The modern paved surfaces seen on roads and driveways are composite materials engineered for durability and strength. While the public widely uses the term “tarmac” to describe the black pavement of roads and parking lots, this name is technically inaccurate for nearly all contemporary applications. The material is formally known as asphalt concrete, a precise blend of natural and manufactured ingredients. This exploration will detail the material’s specific components, the process of its creation, and clarify the distinction between “tarmac” and modern “asphalt.”

The Primary Ingredients

The pavement material used today is primarily composed of two main components: aggregate and a binder. Aggregate forms the structural skeleton of the mixture, making up roughly 90 to 95% of the total weight, and includes coarse aggregate (crushed stone and gravel) and fine aggregate (sand and mineral filler).

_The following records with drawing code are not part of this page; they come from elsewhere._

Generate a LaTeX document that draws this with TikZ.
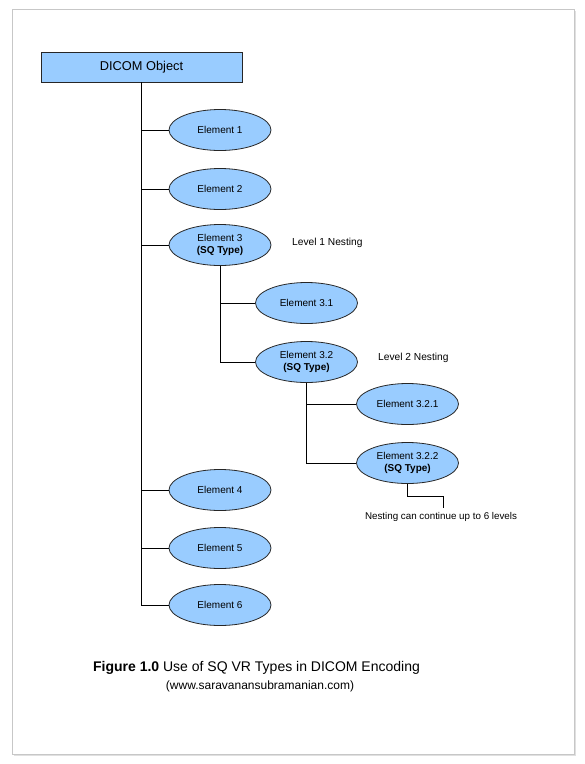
\documentclass[tikz,border=0pt]{standalone}
\usepackage{fontspec}
\setmainfont{Liberation Sans}
\usetikzlibrary{shapes.geometric}
\definecolor{elfill}{HTML}{99CCFF}
\begin{document}
\begin{tikzpicture}[x=1pt,y=-1pt,
  elem/.style={ellipse,draw=black!85,fill=elfill,line width=0.8pt,minimum width=102pt,minimum height=41pt,inner sep=0pt,font=\fontsize{10}{12}\selectfont,align=center},
  conn/.style={draw=black,line width=0.8pt},
  note/.style={font=\fontsize{10.2}{12}\selectfont,inner sep=0pt}]
\useasboundingbox (0,0) rectangle (585,764);
\draw[black!22,line width=1pt] (12,9) rectangle (574,754);
\draw[black!12,line width=1pt] (575.5,11) -- (575.5,755.5) -- (14,755.5);
\node[draw=black!85,fill=elfill,line width=0.8pt,minimum width=201pt,minimum height=30pt,inner sep=0pt,font=\fontsize{12.8}{15}\selectfont] (dicom) at (141.5,67) {DICOM Object};
\node[elem] (e1) at (220,130) {Element 1};
\node[elem] (e2) at (220,189) {Element 2};
\node[elem] (e3) at (220,245) {Element 3\\\textbf{(SQ Type)}};
\node[elem] (e31) at (306.5,303) {Element 3.1};
\node[elem] (e32) at (306.5,362) {Element 3.2\\\textbf{(SQ Type)}};
\node[elem] (e321) at (407.5,404) {Element 3.2.1};
\node[elem] (e322) at (407.5,463) {Element 3.2.2\\\textbf{(SQ Type)}};
\node[elem] (e4) at (220,490) {Element 4};
\node[elem] (e5) at (220,548) {Element 5};
\node[elem] (e6) at (220,605) {Element 6};
\node[note,anchor=west] (l1) at (292,243) {Level 1 Nesting};
\node[note,anchor=west] (l2) at (378,358) {Level 2 Nesting};
\coordinate (c1) at (407.5,496);
\coordinate (c2) at (443,496);
\coordinate (c3) at (443,508);
\node[note,anchor=north,font=\fontsize{9.8}{11}\selectfont] (nest) at (441,512) {Nesting can continue up to 6 levels};
\draw[conn] (dicom.south) |- (e6.west);
\draw[conn] (dicom.south) |- (e1.west);
\draw[conn] (dicom.south) |- (e2.west);
\draw[conn] (dicom.south) |- (e3.west);
\draw[conn] (dicom.south) |- (e4.west);
\draw[conn] (dicom.south) |- (e5.west);
\draw[conn] (e3.south) |- (e32.west);
\draw[conn] (e3.south) |- (e31.west);
\draw[conn] (e32.south) |- (e322.west);
\draw[conn] (e32.south) |- (e321.west);
\draw[conn] (e322.south) -- (c1) -- (c2) -- (c3);
\node[font=\fontsize{14}{16}\selectfont,inner sep=0pt] (cap) at (256.5,668) {\textbf{Figure 1.0} Use of SQ VR Types in DICOM Encoding};
\node[font=\fontsize{12}{14}\selectfont,inner sep=0pt] (url) at (260,686) {(www.saravanansubramanian.com)};
\end{tikzpicture}
\end{document}
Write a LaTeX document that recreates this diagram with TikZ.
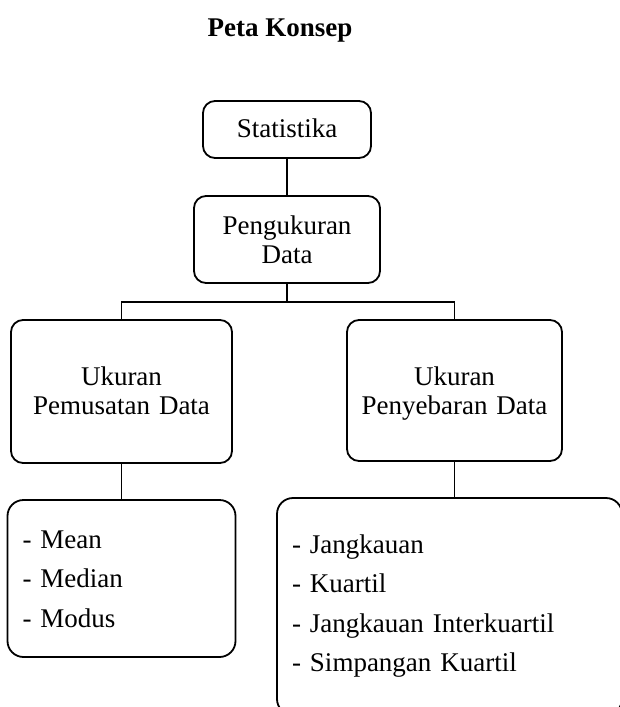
\documentclass[tikz,border=0pt]{standalone}
\usepackage{fontspec}
\setmainfont{Liberation Serif}
\begin{document}
\begin{tikzpicture}[x=1pt,y=-1pt,
  box/.style={draw,line width=1.8pt,rounded corners=12pt,align=center,
    font=\fontsize{27}{29}\selectfont,inner sep=0pt,text height=18pt},
  listbox/.style={draw,line width=1.8pt,rounded corners=16pt,align=left,
    font=\fontsize{27}{39.5}\selectfont,inner ysep=0pt,text height=18pt},
  conn/.style={line width=1.8pt}]
\useasboundingbox (0,0) rectangle (620,707);
\node[font=\bfseries\fontsize{27}{30}\selectfont,anchor=base] (title) at (280,36) {Peta Konsep};
\node[box,minimum width=168pt,minimum height=57pt,text width=150pt,text depth=3pt] (stat) at (287,129.5) {Statistika};
\node[box,minimum width=186pt,minimum height=87pt,text width=170pt,text depth=29pt] (peng) at (287,239.5) {Pengukuran\\Data};
\node[box,minimum width=221pt,minimum height=143pt,text width=205pt,text depth=31pt] (pem) at (121.5,391.5) {Ukuran\\Pemusatan Data};
\node[box,minimum width=215pt,minimum height=141pt,text width=200pt,text depth=29pt] (pen) at (454.5,390.5) {Ukuran\\Penyebaran Data};
\node[listbox,text width=198pt,inner xsep=15pt,minimum height=157pt,text depth=79pt] (pemlist) at (121.5,578.5)
  {- Mean\\- Median\\- Modus};
\node[listbox,text width=315pt,inner xsep=15pt,minimum height=217pt,text depth=125pt] (penlist) at (449.5,606.5)
  {- Jangkauan\\- Kuartil\\- Jangkauan Interkuartil\\- Simpangan Kuartil};
\coordinate (junc) at (287,302);
\draw[conn] (stat.south) -- (peng.north);
\draw[conn] (peng.south) -- (junc);
\draw[conn] (junc) -| (pem.north);
\draw[conn] (junc) -| (pen.north);
\draw[conn] (pem.south) -- (pemlist.north);
\draw[conn] (pen.south) -- (pen.south |- penlist.north);
\end{tikzpicture}
\end{document}
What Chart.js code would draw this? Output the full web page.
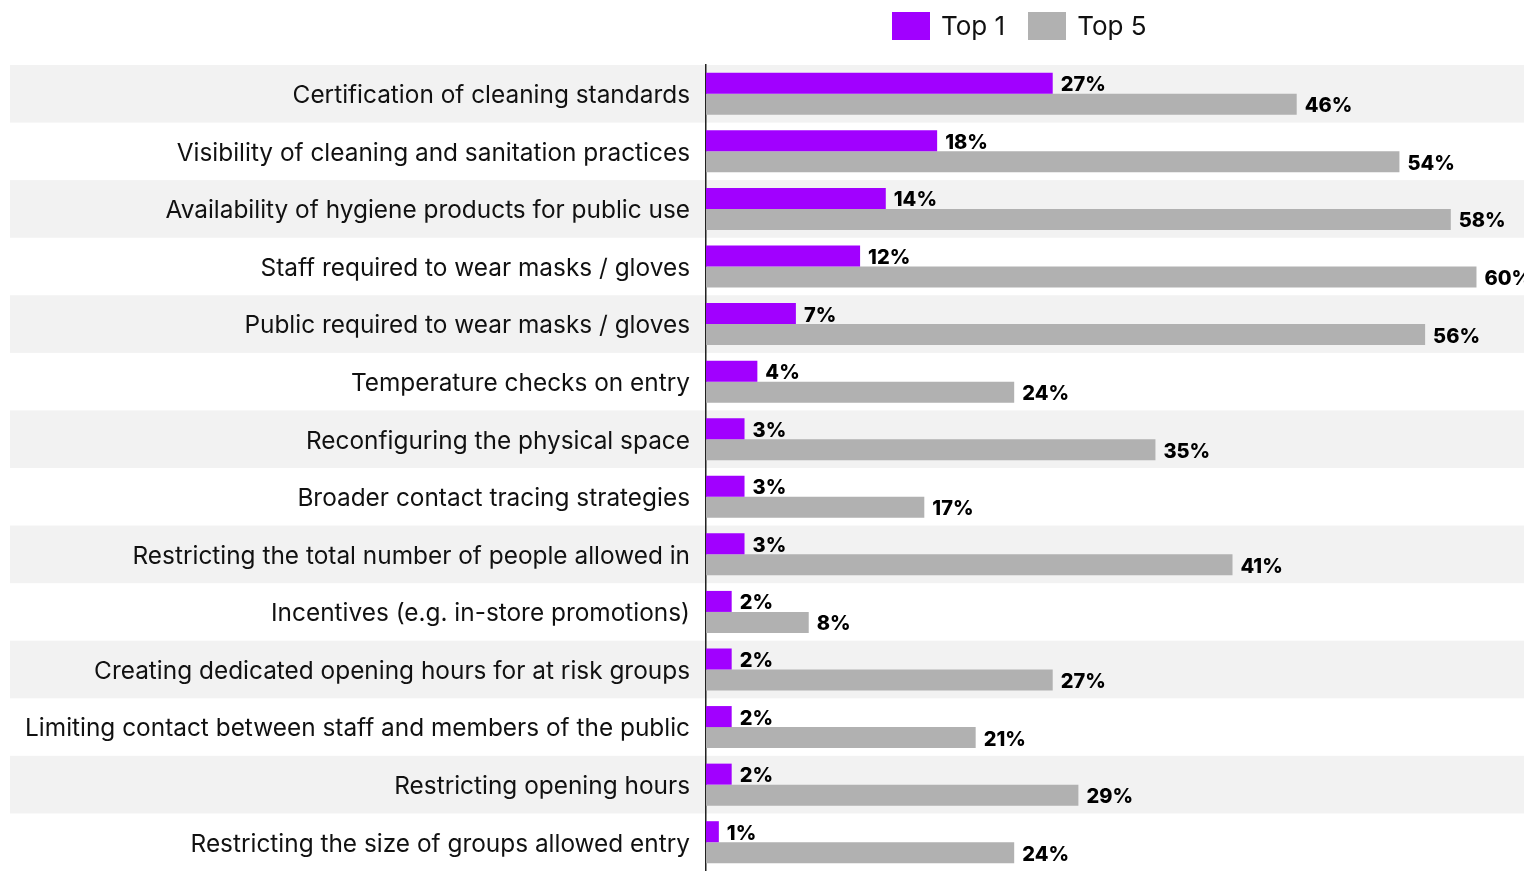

The angular shape and rough texture of the coarse aggregates carry traffic loads, distributing weight and preventing deformation through particle-to-particle interlocking. Fine aggregates, such as sand and mineral fillers like limestone dust, fill the voids between the larger stones. This blend provides the structural integrity, density, and resistance to wear that makes the surface long-lasting.

The second primary ingredient is the binder, a sticky, black, semi-solid substance called bitumen, also known as asphalt cement. Bitumen is a byproduct of crude oil distillation and acts as the “glue” that coats and holds the aggregate particles together. This petroleum-based binder provides the pavement with flexibility and waterproofing properties. The proportion and grade of the bitumen are carefully controlled, as they significantly influence the mixture’s performance and resistance to cracking and deformation.

Manufacturing and Laying the Surface

The process of creating modern pavement begins by heating and drying the aggregate materials in a central mixing facility, commonly called a hot mix plant. The most widespread method is Hot Mix Asphalt (HMA), where the aggregate and the bitumen binder are heated to high temperatures. This ensures the binder is liquefied and can fully coat every stone. Production temperatures for HMA typically range between 300°F and 350°F (150°C to 180°C), depending on the specific grade of bitumen used.

After mixing, the hot asphalt concrete is transported to the construction site in insulated trucks, maintaining a temperature high enough to remain workable. During paving, a specialized machine called a paver spreads the mixture evenly across the prepared road base. The temperature during this laying phase is kept between approximately 275°F and 350°F to allow for proper material flow and bonding.

The final step is compaction, achieved using heavy roller machines. Compaction must occur while the material is still hot to achieve the required density and strength, which determines the pavement’s long-term durability and resistance to traffic wear. Recently, Warm Mix Asphalt (WMA) technologies have been developed. WMA uses additives to reduce production and paving temperatures by 20 to 55°C (40 to 100°F), lowering energy consumption and improving workability.

Tarmac Versus Asphalt

The confusion between “tarmac” and “asphalt” is rooted in history, as the two terms refer to materials with a fundamental difference in their binder. The term “tarmac” is a shortened version of “Tarmacadam,” a proprietary road surface invented in the early 1900s. Original Tarmacadam used crushed stone bound together with refined coal tar as its binder.

Modern road surfacing, or Asphalt Concrete, uses bitumen—a petroleum-based product—as the binder instead of tar. Tar was largely phased out of construction due to its susceptibility to spills and association with carcinogenic properties. Although Tarmacadam is rarely used today, “tarmac” became a common generic term for any black, paved surface.